OpenGVLab / LAMM

[NeurIPS 2023 Datasets and Benchmarks Track] LAMM: Multi-Modal Large Language Models and Applications as AI Agents
https://openlamm.github.io/
284 stars 15 forks source link

how to ensure the fairness and stability of this test #57

Closed sunwhw closed 7 months ago

sunwhw commented 7 months ago

Thanks for your great work!

  1. have you tested instructblip-flant5 based on CHEF? For the same task, why the result of flant5 is quite different from vicuna? For example, with "SRC/config/ChEF/scenario_recipes/ScienceQA/default yaml", vicuna7b get "23.03", but flant5xl only get "7.23"? 2.Why is this reversed after changing the config.yaml? For example, when set to "scenario_recipes/LAMM/CIFAR10 yaml", flant5 performance is better than vicuna, which is so weird. So what do you suggest to ensure the fairness and stability of this test?
Coach257 commented 7 months ago
  1. About the results on ScienceQA I have tested instructblip-flant5 and instructblip-vicuna with config/ChEF/scenario_recipes/ScienceQA/default yaml, the results are 48.68 and 53.99 respectively. It seems that you may have some misalignment in configuration or model checkpoints compared to us, resulting in inconsistent results. Both checkpoints are downloaded by Instructblip under the default setting. Maybe you can provide more details for us to locate the problem.

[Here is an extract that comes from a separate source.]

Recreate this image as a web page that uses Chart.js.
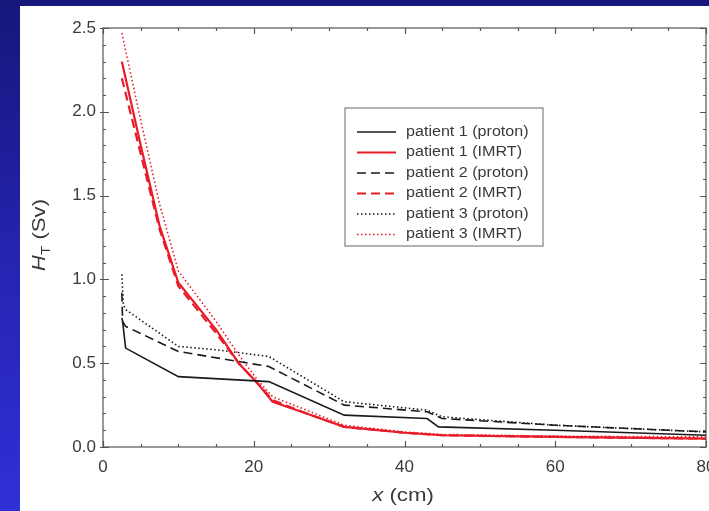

  2. About the results on CIFAR10 CIFAR10 and ScienceQA are two completely different tasks, and it is reasonable to expect differences in performance between different models on these tasks. We believe that here is a noticeable tug-of-war problem across different tasks for the MLLMs.

  3. About the fairness and stability As MLLMs are free-form question-answering models, it is expected to have variations in results under different settings. For example, different prompt can lead to different results. This challenge is one of the motivation behind our work on ChEF, where we achieved relatively stable results using the PPL inferencer, as demonstrated in our paper. It is important to note that different models trained on different data or prompts may have different acceptable inputs. By adjusting the query pool and providing inputs that the model can process effectively, you can achieve the desired performance. You can try different prompts to test the model's results and select the best one as the final outcome. We believe that evaluating the model under such setting is also fair and reasonable.

sunwhw commented 7 months ago

Thanks for your detailed reply! I get the following results with config/ChEF/scenario_recipes/Dataset/default.yaml, it almost aligned with leaderboard, but there is some offset compared your repo 1.Is this normal? 2.have you ever used the same model and the same test setup, but got different results?

image

【p.s.】 For instructblip_flant5 or vicuna's pth, I keep same with lavis's instruction config. For example, for the instructblip_flant5xxl:

image
Coach257 commented 7 months ago

We understand that there may be gaps between different test runs, and we consider it reasonable. Even with the same model and setup, we can still obtain different results. Although there is no random sampling of output tokens in the PPL inferencer, there can still be some variation in the results. We believe that the model still exhibits some level of randomness.

Of course, it is reasonable to expect randomness in tasks like VQA since the generated CoT content is randomly generated by setting do_sample=True.

sunwhw commented 7 months ago

oh, Thanks for your help and the clean CHEF's code and framework! I've learned a lot!